Where a line below holds the string "this", copy that line.

--- Start of DATASET ---

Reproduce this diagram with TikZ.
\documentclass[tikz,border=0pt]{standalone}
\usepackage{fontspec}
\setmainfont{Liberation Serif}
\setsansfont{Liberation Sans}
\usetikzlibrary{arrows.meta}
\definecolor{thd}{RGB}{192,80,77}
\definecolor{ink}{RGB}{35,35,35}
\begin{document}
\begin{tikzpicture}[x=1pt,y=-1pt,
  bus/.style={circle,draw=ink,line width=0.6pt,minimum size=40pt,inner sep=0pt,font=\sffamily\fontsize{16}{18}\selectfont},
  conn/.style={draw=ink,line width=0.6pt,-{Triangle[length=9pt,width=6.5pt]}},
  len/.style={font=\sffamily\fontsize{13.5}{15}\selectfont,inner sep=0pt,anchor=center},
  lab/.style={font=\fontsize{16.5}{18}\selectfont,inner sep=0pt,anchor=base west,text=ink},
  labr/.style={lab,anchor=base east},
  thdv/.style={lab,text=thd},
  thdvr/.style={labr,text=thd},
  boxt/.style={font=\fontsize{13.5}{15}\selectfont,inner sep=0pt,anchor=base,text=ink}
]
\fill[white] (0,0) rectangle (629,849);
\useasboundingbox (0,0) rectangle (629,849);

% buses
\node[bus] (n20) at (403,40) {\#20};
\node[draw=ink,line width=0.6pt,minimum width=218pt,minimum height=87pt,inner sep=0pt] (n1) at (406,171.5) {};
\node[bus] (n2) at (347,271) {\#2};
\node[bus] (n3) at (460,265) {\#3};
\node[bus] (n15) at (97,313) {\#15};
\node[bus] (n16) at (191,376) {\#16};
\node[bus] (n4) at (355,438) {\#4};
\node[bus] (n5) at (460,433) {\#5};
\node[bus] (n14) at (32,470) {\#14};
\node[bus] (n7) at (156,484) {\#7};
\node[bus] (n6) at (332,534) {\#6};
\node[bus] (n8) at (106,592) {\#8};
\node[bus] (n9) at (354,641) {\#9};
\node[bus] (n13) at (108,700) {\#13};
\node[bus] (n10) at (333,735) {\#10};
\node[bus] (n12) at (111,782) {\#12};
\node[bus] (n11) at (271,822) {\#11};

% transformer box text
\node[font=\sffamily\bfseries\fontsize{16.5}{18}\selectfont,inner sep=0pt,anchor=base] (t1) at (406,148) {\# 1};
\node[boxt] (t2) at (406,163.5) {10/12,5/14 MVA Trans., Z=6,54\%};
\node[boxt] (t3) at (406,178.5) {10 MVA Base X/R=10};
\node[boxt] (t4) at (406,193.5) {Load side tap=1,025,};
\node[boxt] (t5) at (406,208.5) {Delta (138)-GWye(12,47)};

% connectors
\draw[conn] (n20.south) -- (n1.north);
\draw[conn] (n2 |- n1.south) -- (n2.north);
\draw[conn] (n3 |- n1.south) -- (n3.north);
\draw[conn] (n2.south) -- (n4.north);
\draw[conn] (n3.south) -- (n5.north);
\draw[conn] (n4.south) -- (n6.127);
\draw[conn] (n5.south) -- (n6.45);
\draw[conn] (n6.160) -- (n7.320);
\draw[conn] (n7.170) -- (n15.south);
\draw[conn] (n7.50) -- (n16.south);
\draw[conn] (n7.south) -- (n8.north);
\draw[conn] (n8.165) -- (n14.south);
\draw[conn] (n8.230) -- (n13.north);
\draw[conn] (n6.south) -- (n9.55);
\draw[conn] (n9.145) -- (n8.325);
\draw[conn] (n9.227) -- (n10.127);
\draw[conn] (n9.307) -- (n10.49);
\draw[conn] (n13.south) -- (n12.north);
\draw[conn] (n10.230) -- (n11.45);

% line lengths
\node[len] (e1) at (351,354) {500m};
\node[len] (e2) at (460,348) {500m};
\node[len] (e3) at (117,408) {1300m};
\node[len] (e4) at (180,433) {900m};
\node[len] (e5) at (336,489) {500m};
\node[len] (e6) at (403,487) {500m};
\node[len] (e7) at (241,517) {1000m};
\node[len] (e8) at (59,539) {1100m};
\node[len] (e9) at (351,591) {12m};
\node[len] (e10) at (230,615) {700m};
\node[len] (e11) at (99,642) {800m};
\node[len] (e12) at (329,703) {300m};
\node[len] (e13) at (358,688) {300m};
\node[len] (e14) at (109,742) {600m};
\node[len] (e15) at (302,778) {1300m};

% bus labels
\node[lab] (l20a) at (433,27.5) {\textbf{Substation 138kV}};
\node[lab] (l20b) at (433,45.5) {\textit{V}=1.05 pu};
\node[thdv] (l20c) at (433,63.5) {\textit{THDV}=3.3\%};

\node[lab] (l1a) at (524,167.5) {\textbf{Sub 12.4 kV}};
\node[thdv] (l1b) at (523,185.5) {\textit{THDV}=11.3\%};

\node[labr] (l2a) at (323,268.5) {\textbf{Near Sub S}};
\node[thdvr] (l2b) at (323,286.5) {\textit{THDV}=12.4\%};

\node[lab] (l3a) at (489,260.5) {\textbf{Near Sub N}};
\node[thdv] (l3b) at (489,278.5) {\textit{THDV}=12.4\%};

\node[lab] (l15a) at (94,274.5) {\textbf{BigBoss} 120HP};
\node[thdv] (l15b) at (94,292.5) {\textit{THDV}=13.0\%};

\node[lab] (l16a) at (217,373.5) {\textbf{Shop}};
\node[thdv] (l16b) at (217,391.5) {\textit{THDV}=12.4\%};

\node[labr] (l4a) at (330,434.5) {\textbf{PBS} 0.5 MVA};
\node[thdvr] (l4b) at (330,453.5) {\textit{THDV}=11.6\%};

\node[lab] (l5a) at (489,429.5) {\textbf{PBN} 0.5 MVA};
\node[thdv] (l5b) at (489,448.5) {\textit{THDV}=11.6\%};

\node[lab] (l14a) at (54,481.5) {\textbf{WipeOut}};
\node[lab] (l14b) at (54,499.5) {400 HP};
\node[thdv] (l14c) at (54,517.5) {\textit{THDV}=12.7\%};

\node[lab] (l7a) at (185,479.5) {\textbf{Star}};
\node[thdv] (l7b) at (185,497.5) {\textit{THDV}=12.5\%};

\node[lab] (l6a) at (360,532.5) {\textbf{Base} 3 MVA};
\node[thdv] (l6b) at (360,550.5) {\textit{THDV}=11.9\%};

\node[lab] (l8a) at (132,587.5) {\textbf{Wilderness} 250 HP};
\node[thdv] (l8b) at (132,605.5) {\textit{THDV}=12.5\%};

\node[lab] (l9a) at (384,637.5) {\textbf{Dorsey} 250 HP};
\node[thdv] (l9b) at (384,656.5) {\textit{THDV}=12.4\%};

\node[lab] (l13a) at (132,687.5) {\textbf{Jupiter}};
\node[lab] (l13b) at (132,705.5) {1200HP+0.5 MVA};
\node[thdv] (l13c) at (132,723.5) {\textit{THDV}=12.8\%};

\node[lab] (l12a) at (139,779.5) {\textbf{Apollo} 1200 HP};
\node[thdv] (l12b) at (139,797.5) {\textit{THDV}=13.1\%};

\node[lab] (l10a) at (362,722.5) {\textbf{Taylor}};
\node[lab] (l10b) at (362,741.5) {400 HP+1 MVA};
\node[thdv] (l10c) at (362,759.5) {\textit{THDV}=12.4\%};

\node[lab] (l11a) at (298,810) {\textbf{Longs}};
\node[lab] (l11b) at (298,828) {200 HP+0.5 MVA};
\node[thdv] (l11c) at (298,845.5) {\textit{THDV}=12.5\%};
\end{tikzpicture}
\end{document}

--- End of DATASET ---
--- Start of DATASET ---

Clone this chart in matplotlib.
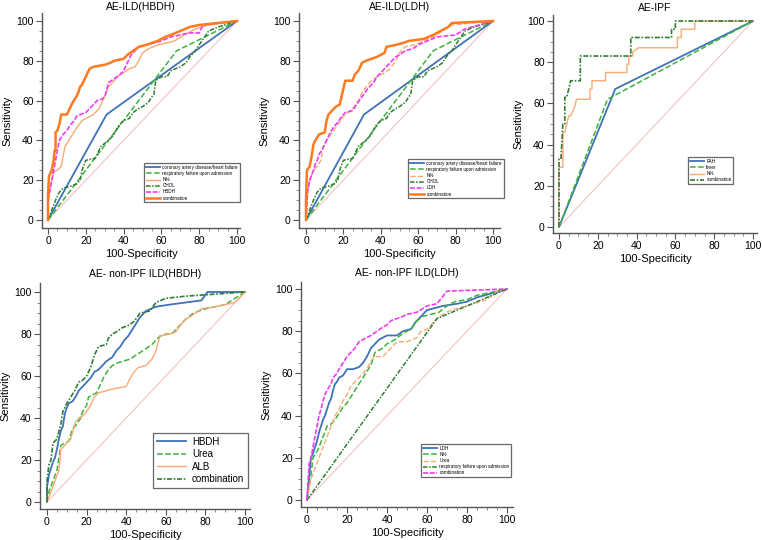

--- End of DATASET ---
--- Start of DATASET ---

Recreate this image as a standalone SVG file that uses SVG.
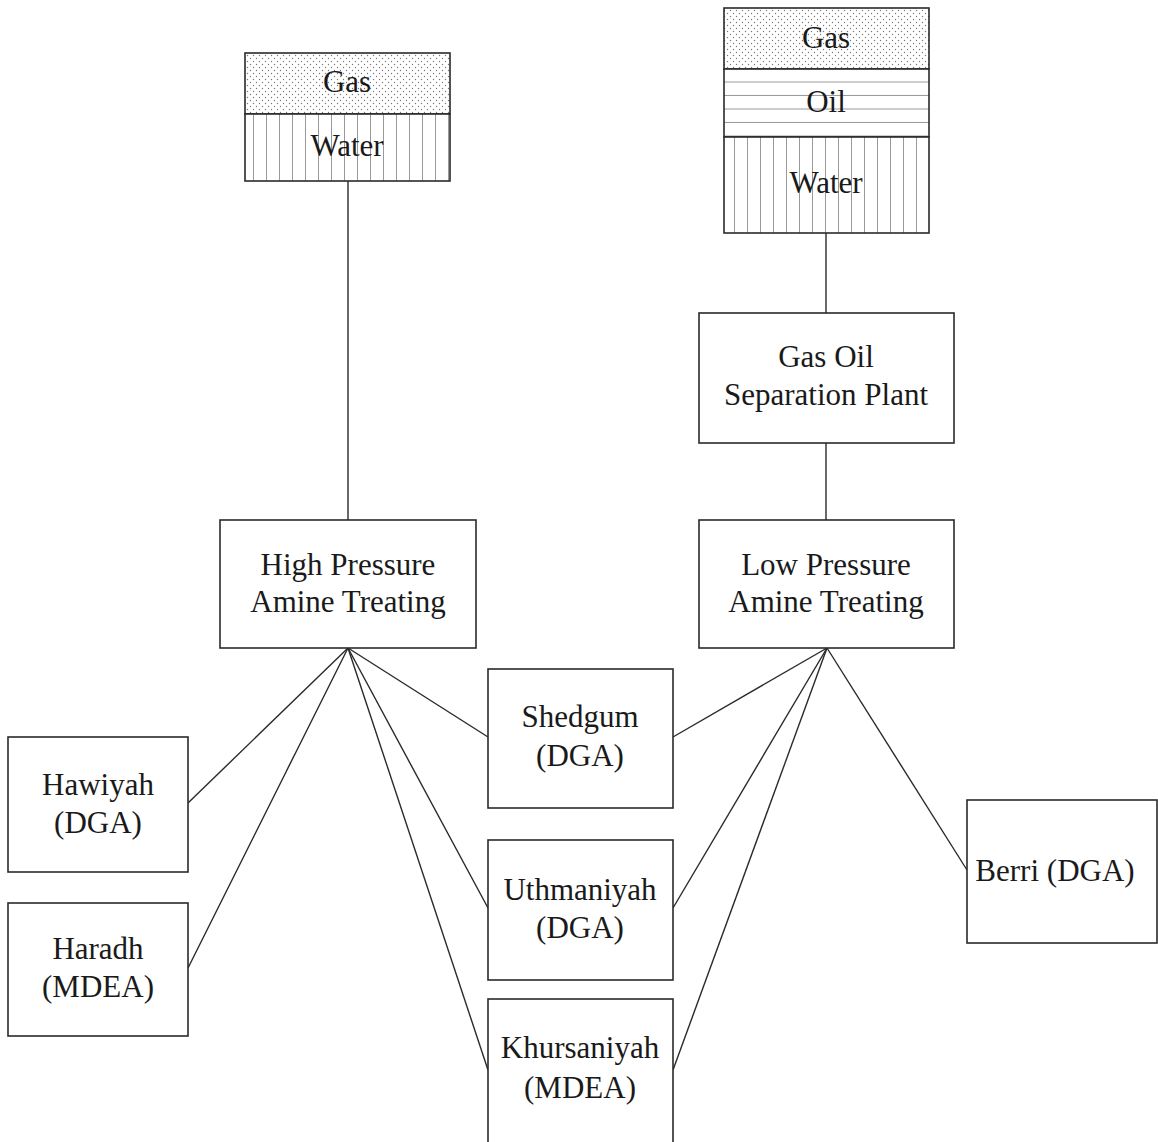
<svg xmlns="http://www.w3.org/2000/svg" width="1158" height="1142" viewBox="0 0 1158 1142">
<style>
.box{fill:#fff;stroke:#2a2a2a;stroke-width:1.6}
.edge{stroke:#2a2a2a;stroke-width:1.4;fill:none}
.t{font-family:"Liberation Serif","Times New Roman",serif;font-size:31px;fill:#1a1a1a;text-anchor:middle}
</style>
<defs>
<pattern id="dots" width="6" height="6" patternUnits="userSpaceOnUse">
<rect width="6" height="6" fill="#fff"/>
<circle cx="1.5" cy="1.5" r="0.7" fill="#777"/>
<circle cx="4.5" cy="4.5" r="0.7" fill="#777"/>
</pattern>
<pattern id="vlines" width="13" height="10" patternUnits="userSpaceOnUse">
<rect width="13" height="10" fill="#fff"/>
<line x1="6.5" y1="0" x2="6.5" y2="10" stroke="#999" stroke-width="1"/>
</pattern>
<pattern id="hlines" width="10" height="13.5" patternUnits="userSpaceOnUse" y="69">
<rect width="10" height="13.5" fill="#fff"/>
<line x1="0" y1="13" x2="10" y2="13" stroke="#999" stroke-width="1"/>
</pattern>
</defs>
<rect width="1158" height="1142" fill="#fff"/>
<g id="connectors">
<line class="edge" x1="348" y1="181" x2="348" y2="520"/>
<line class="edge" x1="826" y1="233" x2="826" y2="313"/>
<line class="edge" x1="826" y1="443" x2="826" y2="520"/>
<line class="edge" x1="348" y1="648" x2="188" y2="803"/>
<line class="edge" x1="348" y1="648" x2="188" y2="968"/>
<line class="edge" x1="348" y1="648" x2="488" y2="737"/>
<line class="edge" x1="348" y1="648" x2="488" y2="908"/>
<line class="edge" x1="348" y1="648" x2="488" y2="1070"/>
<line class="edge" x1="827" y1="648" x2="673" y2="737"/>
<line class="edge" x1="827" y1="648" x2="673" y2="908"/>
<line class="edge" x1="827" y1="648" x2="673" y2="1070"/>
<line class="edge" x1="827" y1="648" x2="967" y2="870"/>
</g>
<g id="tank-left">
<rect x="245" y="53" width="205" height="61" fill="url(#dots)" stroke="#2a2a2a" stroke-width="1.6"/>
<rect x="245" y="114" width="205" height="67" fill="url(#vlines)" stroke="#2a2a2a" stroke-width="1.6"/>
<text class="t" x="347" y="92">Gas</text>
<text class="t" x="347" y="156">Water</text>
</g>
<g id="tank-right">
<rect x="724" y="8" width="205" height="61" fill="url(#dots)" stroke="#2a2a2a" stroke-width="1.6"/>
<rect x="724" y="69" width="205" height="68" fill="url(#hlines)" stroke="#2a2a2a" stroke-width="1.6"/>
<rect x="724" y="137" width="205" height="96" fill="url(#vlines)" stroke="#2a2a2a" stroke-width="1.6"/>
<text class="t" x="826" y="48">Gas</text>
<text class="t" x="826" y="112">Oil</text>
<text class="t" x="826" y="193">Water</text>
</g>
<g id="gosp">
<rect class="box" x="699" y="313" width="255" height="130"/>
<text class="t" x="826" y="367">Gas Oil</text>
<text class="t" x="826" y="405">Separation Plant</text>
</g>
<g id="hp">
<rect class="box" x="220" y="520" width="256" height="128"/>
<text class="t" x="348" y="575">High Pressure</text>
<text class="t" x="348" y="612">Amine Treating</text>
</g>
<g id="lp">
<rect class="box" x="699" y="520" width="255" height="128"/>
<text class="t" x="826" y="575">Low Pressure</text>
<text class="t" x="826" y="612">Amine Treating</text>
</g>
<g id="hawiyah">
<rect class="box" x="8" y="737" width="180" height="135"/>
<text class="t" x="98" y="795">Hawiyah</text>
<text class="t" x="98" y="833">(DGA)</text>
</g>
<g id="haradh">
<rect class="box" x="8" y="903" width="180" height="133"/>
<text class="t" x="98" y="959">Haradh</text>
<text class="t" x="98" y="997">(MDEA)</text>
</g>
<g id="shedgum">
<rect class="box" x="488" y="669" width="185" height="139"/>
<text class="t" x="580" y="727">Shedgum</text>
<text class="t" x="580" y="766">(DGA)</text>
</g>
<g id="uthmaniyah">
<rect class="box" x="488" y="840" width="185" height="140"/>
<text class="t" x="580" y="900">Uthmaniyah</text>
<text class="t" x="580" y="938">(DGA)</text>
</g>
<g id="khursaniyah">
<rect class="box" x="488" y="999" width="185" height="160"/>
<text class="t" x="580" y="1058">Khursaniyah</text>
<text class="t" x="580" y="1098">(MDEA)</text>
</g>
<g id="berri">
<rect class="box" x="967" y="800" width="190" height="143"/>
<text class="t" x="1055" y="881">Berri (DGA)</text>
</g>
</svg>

--- End of DATASET ---

> _EXPECTED ANSWER_:
Reproduce this diagram with TikZ.
Clone this chart in matplotlib.
Recreate this image as a standalone SVG file that uses SVG.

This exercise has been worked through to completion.